I am using the STM32U575 on a custom board and see that AN2606 indicates PG10 becomes a SPI MISO output in bootloader mode. I would like to connect this same SPI port to another device with the STM32 in master mode for the user application. In order to avoid contention on this signal, I am hoping that in bootloader mode the SPI MISO output is tri-stated if the associated NSS is negated (high). I have seen a couple of posts that touch on this question but I have not been able to confirm the behavior. For example:

https://community.st.com/t5/stm32-mcus-products/spi-pin-states-during-bootloader-detection-phase/m-p/696205

Another post for a different part mentions that the SPI port can be setup to support multiple slaves by tri-stating MISO when not selected, but I don't know if this is the default behavior in bootloader mode for this device.

Thank you for any feedback.   -Jason

2 REPLIES 2
waclawek.jan
Super User

The state of various pins in bootloader is documented poorly.

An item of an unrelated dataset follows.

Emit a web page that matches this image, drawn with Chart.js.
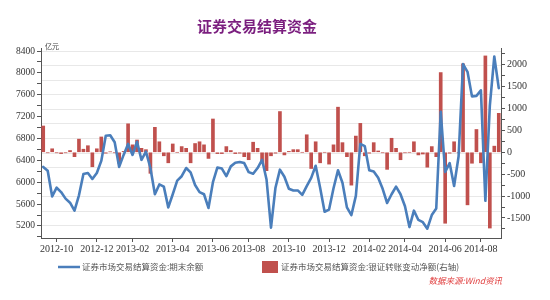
<!DOCTYPE html>
<html>
<head>
<meta charset="utf-8">
<script src="https://cdn.jsdelivr.net/npm/chart.js@4"></script>
<style>
 html, body { margin: 0; padding: 0; background: #fff; }
 #wrap { width: 550px; height: 300px; }
</style>
</head>
<body>
<div id="wrap"><canvas id="chart" width="550" height="300"></canvas></div>
<script>
const titleText = "证券交易结算资金";
const unitText = "亿元";
const seriesNames = ["证券市场交易结算资金:期末余额", "证券市场交易结算资金:银证转账变动净额(右轴)"];
const sourceText = "数据来源:Wind资讯";

// weekly observations, first week 2012-09-14
const firstWeek = "2012-09-14";
const tickLabels = ["2012-10", "2012-12", "2013-02", "2013-04", "2013-06", "2013-08",
 "2013-10", "2013-12", "2014-02", "2014-04", "2014-06", "2014-08"];

// 期末余额 (left axis, 亿元)
const balance = [
 6280, 6210, 5740, 5900, 5820, 5700, 5625, 5480, 5760, 6150,
 6170, 6060, 6170, 6390, 6850, 6860, 6730, 6280, 6500, 6700,
 6500, 6740, 6410, 6560, 6260, 5780, 5960, 5920, 5540, 5780,
 6030, 6110, 6260, 6180, 5950, 5820, 5780, 5530, 6000, 6270,
 6250, 6110, 6290, 6355, 6370, 6350, 6185, 6155, 6260, 6410,
 6050, 5170, 5900, 6230, 6100, 5880, 5850, 5850, 5770, 5930,
 6080, 6300, 5900, 5460, 5500, 5890, 6220, 5990, 5540, 5400,
 5750, 6700, 6660, 6220, 6196, 6080, 5880, 5620, 5780, 5920,
 5780, 5560, 5180, 5480, 5310, 5270, 5150, 5400, 5520, 7290,
 6190, 6350, 5930, 6470, 8160, 8020, 7570, 7580, 7680, 5660,
 7400, 8300, 7720
];

// 银证转账变动净额 (right axis, 亿元)
const netTransfer = [
 600, -10, 80, -10, -30, -10, 40, -100, 300, 70,
 150, -330, 80, 350, -20, 10, -10, -250, 20, 650,
 170, 280, 90, 60, -480, 570, 240, -80, -240, 190,
 0, 130, 90, -240, 200, 240, 170, -140, 760, -30,
 -30, 130, 40, -30, -20, -100, -170, 230, 90, -250,
 -420, -80, -20, 930, -60, 20, 60, 60, 0, 400,
 -370, 240, -240, 0, -270, 170, 1030, 220, -100, -750,
 370, 660, -80, -20, 220, 30, -10, -390, 320, 90,
 -170, -10, 0, 240, -60, -40, -340, 130, -100, 1820,
 -1620, -20, 240, -10, 2020, -1200, -250, 520, -240, 2200,
 -1730, 140, 890
];

const blue = "#4a7ebb";
const red = "#c0504d";
const axisColor = "#555";

// week labels
const weeks = [];
const t0 = Date.parse(firstWeek + "T00:00:00Z");
for (let i = 0; i < balance.length; i++) {
 weeks.push(new Date(t0 + i * 7 * 86400000).toISOString().slice(0, 10));
}
// index of the first week of each labelled month
const tickAt = {};
weeks.forEach((w, i) => {
 const m = w.slice(0, 7);
 if (tickLabels.includes(m) && !(m in tickAt)) tickAt[m] = i;
});
const tickIndexes = Object.values(tickAt);

const overlay = {
 id: "overlay",
 afterDraw(chart) {
 const c = chart.ctx;
 c.save();
 c.textBaseline = "middle";
 c.textAlign = "center";
 c.fillStyle = "#7b1f7f";
 c.font = "bold 15px 'Noto Sans CJK SC'";
 c.fillText(titleText, 257, 26);

 c.textAlign = "left";
 c.fillStyle = "#444";
 c.font = "7px 'Noto Sans CJK SC'";
 c.fillText(unitText, 45, 46);

 // legend
 c.font = "8.5px 'Noto Sans CJK SC'";
 c.fillStyle = "#555";
 c.strokeStyle = blue;
 c.lineWidth = 2.5;
 c.beginPath();
 c.moveTo(58, 267);
 c.lineTo(80, 267);
 c.stroke();
 c.fillText(seriesNames[0], 82, 267);
 c.fillStyle = red;
 c.fillRect(262, 261, 16, 12);
 c.fillStyle = "#555";
 c.fillText(seriesNames[1], 281, 267);

 c.textAlign = "right";
 c.fillStyle = "#e03a3a";
 c.font = "italic 8.5px 'Noto Sans CJK SC'";
 c.fillText(sourceText, 502, 281);
 c.restore();
 }
};

const tickFont = { family: "'Liberation Serif'", size: 10 };

new Chart(document.getElementById("chart").getContext("2d"), {
 type: "bar",
 data: {
 labels: weeks,
 datasets: [
 {
 type: "line",
 label: seriesNames[0],
 data: balance,
 yAxisID: "y",
 borderColor: blue,
 backgroundColor: blue,
 borderWidth: 2.6,
 borderJoinStyle: "round",
 borderCapStyle: "round",
 pointRadius: 0,
 tension: 0,
 order: 0
 },
 {
 type: "bar",
 label: seriesNames[1],
 data: netTransfer,
 yAxisID: "y1",
 backgroundColor: red,
 barThickness: 3,
 order: 1
 }
 ]
 },
 options: {
 responsive: false,
 animation: false,
 layout: { padding: { top: 48, bottom: 46, left: 0, right: 0 } },
 plugins: { legend: { display: false }, tooltip: { enabled: false } },
 scales: {
 x: {
 offset: true,
 grid: {
 offset: false,
 drawOnChartArea: false,
 tickLength: 4,
 tickColor: ctx => tickIndexes.includes(ctx.index) ? axisColor : "rgba(0,0,0,0)"
 },
 border: { color: axisColor },
 ticks: {
 autoSkip: false,
 maxRotation: 0,
 padding: 1,
 color: "#333",
 font: tickFont,
 callback: (v, i) => tickIndexes.includes(i) ? weeks[i].slice(0, 7) : ""
 },
 afterFit: s => { s.height = 16; }
 },
 y: {
 position: "left",
 min: 4980,
 max: 8455,
 grid: { drawOnChartArea: false, tickLength: 4, color: axisColor },
 border: { color: axisColor },
 ticks: {
 stepSize: 200,
 autoSkip: false,
 includeBounds: false,
 padding: 2,
 color: "#333",
 font: { family: "'Liberation Serif'", size: 9.5 },
 callback: v => Math.round(v) % 400 === 0 ? Math.round(v) : ""
 },
 afterFit: s => { s.width = 41; }
 },
 yg: {
 position: "left",
 min: 4980,
 max: 8455,
 grid: { color: "#e8e8e8", drawTicks: false },
 border: { display: false },
 ticks: { display: false },
 afterBuildTicks: s => {
 const t = [];
 for (let v = 8400; v > 4980; v -= 800 / 3) t.push({ value: v });
 s.ticks = t;
 },
 afterFit: s => { s.width = 0; }
 },
 y1: {
 position: "right",
 min: -1957,
 max: 2381,
 grid: { drawOnChartArea: false, tickLength: 4, color: axisColor },
 border: { color: axisColor },
 ticks: {
 stepSize: 250,
 autoSkip: false,
 includeBounds: false,
 padding: 2,
 color: "#333",
 font: tickFont,
 callback: v => Math.round(v) % 500 === 0 ? Math.round(v) : ""
 },
 afterFit: s => { s.width = 49; }
 }
 }
 },
 plugins: [overlay]
});
</script>
</body>
</html>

In some STM32 it's known that the bootloader pulls the SPI-bootloader-MISO pins hard immediately upon bootloader entry, regardless of whether given interface is or is not used during bootloading. I'm not sure if the related NSS is active but I believe it is. According to AN2606 NSS is weakly pulled internally down, so you'd need to pull it externally up, to avoid MISO being actively pulled.

You can actually debug the bootloader, even if there are no sources available, and thus observe the state of relevant GPIO and SPI registers yourself.

JW

 

Thank you for the prompt reply and the note about the NSS weak pulldown. I agree that observation of actual HW tends to be the most reliable approach. Unfortunately I don't have the time to observe or debug the behavior on an eval board.

 

I am going to  wait a bit to see if anyone has additional feedback, then I will mark your reply as the solution.

 

I do find it a bit odd that the part would be designed in such a way that it contends with a SPI slave on any of the SPI ports, given the undesirable effects of the HW options for dealing with that.